The Machinesmith later restores the Fourth Sleeper from its intangible state and uses it to attack Avengers Island and free the robots incarcerated there. It is thwarted by Captain America and badly damaged.

The Fourth Sleeper is later repaired by the Machinesmith and joins the Skeleton Crew in search of the missing Red Skull. It battles the forces of the Hellfire Club and the Black Queen. Replicas of all five Sleeper robots are pitted against Captain America and Diamondback.

===Symbiote===
The Sleeper symbiote is the child of the Venom symbiote, who intended to care for it after being cleansed by the Klyntar. After learning that it is pregnant with Sleeper, Venom keeps its existence secret from Eddie Brock until they are captured by the Symbiote Task Force, led by Claire Dixonbe and Mac Gargan. Spider-Woman rescues Eddie and Venom, who travel to Alchemax so Venom can give birth. Eddie and Venom entrust Liz Allan to take care of the symbiote.

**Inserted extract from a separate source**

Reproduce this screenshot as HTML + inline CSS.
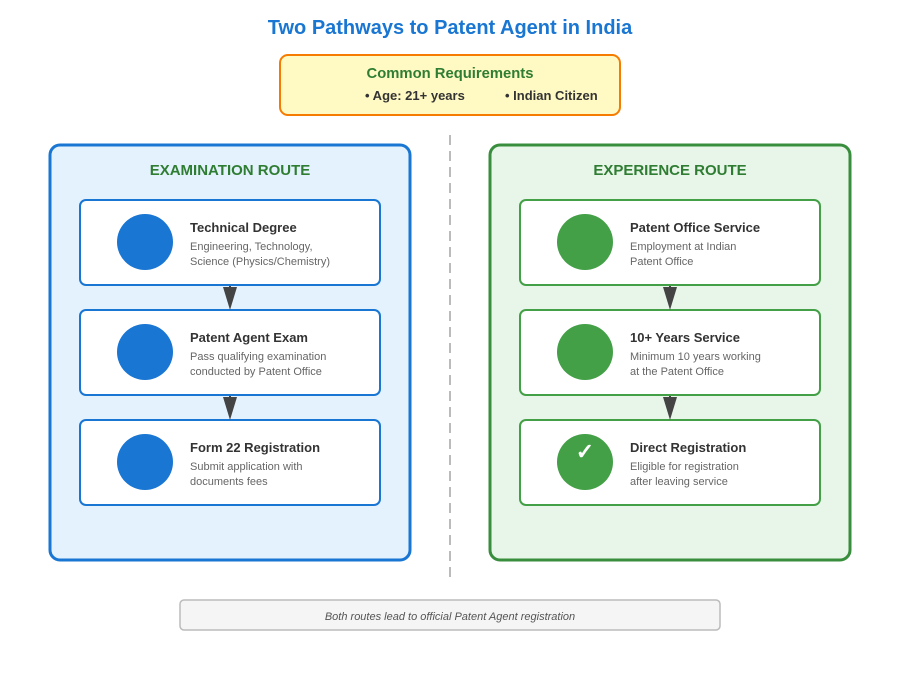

Sleeper is nurtured and raised by Venom, who regularly visits Alchemax and aims to prevent it from becoming evil. After Venom is taken away by its original host, the Kree soldier Tel-Kar, Sleeper bonds with Eddie Brock and allies with the Warbride Skrull, M'Lanz, to save Venom and prevent Tel-Kar from using a deadly Skrull bioweapon. During the ensuing fight, Tel-Kar is wounded after being caught in an explosion at the Skrull research base. Tel-Kar survives and plans to activate the bioweapon, but is stopped by Sleeper, who lobotomizes him and possesses his body to explore the universe.

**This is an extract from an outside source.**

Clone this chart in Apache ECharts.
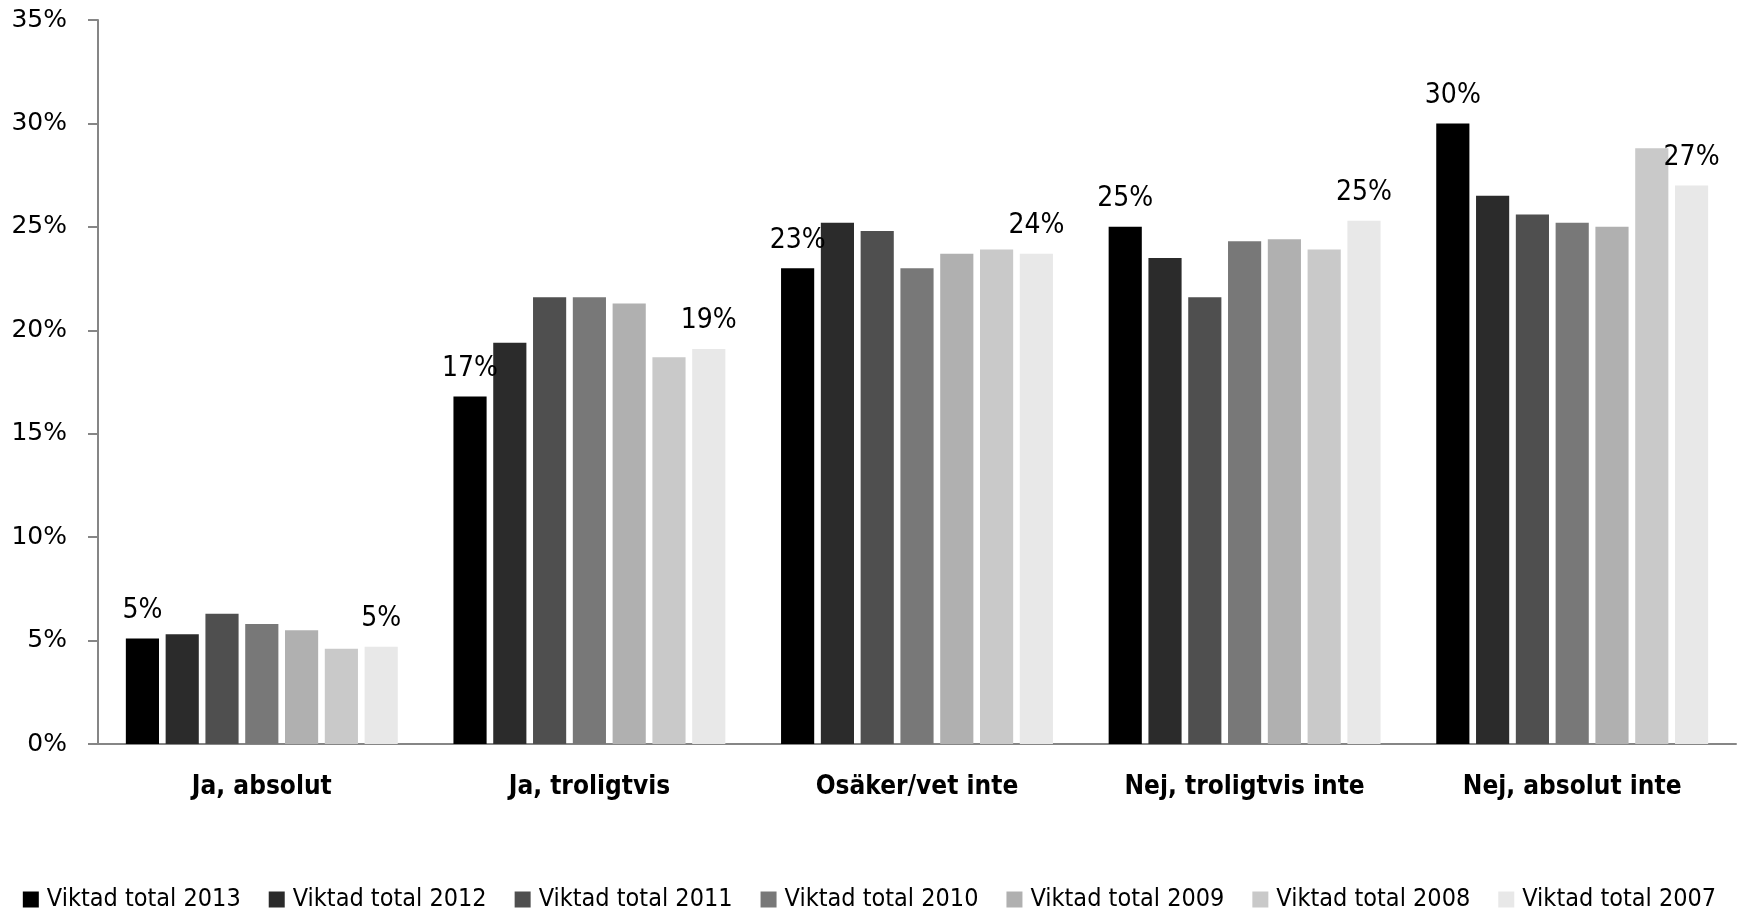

In All-New Venom (2025), Sleeper is revealed to have bonded with Rick Jones.

==Powers and abilities==
The Fourth Sleeper's robotic materials, design, and construction provide it with superhuman physical abilities and limited artificial intelligence. It additionally has optic lasers and could formerly become intangible and generate thermal energy.

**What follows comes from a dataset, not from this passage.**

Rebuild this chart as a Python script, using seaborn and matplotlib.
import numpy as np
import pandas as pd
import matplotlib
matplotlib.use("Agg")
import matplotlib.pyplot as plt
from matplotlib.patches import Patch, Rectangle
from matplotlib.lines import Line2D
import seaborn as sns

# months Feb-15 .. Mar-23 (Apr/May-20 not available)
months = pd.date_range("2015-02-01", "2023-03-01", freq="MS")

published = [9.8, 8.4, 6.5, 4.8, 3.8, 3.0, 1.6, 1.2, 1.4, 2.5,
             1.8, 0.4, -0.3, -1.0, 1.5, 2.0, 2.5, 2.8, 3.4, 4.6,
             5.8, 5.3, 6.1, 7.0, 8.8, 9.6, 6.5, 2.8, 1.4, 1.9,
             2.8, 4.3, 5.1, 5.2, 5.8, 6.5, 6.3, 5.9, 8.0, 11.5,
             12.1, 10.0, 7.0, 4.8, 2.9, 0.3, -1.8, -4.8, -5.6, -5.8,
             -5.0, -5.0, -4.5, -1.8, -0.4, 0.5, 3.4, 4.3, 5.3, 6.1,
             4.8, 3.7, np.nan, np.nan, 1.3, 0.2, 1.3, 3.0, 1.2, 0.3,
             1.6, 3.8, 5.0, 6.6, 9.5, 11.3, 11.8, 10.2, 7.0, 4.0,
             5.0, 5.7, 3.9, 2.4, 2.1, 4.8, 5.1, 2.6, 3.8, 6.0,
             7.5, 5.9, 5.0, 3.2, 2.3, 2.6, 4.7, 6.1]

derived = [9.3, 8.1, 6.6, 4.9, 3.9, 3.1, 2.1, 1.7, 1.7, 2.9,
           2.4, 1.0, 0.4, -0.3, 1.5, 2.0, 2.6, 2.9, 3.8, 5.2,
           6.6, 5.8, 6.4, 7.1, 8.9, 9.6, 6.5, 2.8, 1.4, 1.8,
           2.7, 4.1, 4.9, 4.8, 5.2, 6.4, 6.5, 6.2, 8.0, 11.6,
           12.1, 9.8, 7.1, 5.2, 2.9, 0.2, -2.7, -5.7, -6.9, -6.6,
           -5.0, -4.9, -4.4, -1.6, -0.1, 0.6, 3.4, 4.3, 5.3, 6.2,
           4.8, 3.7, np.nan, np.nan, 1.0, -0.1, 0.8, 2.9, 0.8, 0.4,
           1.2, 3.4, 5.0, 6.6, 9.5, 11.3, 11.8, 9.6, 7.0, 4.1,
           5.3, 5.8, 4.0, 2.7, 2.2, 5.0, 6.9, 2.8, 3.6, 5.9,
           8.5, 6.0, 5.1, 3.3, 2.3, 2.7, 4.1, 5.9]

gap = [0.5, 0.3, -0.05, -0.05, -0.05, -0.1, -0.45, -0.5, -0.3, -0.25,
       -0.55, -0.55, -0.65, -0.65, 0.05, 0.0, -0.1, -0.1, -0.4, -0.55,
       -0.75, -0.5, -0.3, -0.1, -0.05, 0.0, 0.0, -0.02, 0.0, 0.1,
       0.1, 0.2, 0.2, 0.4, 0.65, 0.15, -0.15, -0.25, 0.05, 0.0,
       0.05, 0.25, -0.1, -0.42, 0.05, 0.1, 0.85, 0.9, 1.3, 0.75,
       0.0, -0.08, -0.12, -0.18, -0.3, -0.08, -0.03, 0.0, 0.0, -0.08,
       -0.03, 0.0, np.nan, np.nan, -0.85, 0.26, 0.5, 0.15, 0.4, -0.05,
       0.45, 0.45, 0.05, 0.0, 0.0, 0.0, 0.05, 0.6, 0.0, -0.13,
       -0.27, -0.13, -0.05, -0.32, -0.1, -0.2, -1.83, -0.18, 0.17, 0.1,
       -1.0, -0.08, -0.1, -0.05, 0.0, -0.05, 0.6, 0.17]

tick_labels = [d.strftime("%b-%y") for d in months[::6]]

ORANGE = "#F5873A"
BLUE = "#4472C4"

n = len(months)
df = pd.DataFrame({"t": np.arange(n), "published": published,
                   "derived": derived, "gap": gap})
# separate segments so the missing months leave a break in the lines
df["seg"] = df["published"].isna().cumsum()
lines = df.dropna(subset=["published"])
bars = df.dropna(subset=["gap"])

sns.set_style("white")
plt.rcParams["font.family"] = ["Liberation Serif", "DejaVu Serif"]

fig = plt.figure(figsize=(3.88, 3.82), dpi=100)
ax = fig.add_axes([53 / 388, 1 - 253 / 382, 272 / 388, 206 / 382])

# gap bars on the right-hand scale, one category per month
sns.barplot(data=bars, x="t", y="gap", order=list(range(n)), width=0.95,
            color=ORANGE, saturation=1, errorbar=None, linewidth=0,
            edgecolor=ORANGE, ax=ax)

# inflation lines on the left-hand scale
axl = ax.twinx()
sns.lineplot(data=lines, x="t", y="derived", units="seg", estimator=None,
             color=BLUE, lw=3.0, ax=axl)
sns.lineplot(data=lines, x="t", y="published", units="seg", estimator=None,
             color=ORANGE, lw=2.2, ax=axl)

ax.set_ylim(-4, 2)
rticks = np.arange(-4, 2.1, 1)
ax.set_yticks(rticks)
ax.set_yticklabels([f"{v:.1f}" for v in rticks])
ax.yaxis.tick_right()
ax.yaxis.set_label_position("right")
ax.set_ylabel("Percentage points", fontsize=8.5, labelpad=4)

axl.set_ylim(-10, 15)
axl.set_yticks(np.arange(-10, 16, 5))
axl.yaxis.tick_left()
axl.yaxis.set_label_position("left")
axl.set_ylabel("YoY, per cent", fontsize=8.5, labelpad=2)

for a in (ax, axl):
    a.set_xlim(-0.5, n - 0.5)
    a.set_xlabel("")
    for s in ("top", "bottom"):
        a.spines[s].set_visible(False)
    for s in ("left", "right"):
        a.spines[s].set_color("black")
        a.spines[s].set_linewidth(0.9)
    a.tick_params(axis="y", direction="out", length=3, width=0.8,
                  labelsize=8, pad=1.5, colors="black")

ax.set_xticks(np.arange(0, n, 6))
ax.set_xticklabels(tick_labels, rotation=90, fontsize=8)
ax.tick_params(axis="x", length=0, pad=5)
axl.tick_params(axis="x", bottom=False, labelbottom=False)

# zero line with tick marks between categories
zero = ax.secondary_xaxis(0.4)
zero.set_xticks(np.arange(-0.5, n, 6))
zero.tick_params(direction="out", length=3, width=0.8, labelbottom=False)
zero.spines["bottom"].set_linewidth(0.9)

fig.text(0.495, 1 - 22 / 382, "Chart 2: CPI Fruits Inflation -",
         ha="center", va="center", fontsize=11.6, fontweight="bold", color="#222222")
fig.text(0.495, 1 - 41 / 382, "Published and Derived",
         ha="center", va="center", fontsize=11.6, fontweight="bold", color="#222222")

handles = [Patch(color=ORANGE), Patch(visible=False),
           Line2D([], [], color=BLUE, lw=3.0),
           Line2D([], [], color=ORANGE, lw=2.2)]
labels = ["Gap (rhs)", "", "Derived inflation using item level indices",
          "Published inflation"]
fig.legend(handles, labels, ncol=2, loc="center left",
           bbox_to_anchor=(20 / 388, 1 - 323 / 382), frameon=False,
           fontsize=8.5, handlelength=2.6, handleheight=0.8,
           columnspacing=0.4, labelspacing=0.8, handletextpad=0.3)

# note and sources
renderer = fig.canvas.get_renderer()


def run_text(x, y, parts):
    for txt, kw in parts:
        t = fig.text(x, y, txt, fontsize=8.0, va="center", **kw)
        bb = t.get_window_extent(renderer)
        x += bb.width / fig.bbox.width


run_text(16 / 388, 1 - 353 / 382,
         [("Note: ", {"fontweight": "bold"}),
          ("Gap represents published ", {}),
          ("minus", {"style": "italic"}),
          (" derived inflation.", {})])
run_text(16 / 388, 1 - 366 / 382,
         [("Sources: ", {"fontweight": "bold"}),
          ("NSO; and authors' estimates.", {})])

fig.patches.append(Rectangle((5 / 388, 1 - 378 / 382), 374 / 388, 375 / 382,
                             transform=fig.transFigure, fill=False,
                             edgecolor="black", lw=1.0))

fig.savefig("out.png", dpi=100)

The Sleeper symbiote has all of the powers of the predecessor's first human host Spider-Man. It also possesses shapeshifting abilities, which it has used to assume a cat-like disguise. In addition, it is undetectable by Spider-Man's spider-sense and can generate chemicals.

==In other media==
===Television===
- The original Sleeper robots appear in the "Captain America" segment of The Marvel Super Heroes.
- A Sleeper robot appears in the X-Men: The Animated Series episode "Old Soldiers".
- Robots similar to the Sleepers appears in the Spider-Man episode "Six Forgotten Warriors". They were created to protect the Red Skull's "doomsday weapon".
- Multiple Sleeper robots appear in The Avengers: Earth's Mightiest Heroes episode "Winter Soldier".
- A Sleeper robot appears in the Avengers Assemble episode "The Sleeper Awakens", voiced by Liam O'Brien. This version is powered by the Red Skull's A.I. system, Skull-Net.
- A variation of the Sleeper robots known as Sleeper-Mechs appear in the fifth season of Agents of S.H.I.E.L.D., serving as shock troopers for Hydra leader USAF General Hale. S.H.I.E.L.D. agent Elena "Yo-Yo" Rodriguez later kills Hale's associate Anton Ivanov, disabling the robots in the process.

===Video games===
The Sleeper robot appears as the final boss of Captain America: Super Soldier. This version is a giant automaton of unknown origin that was discovered during the Middle Ages by Heller Zemo after his ancestor Harbin built Castle Zemo around it. Centuries later, during World War II, Heller's descendant Heinrich Zemo joins forces with Hydra to activate the Sleeper, only to be betrayed by them. Despite succeeding, Captain America destroys it.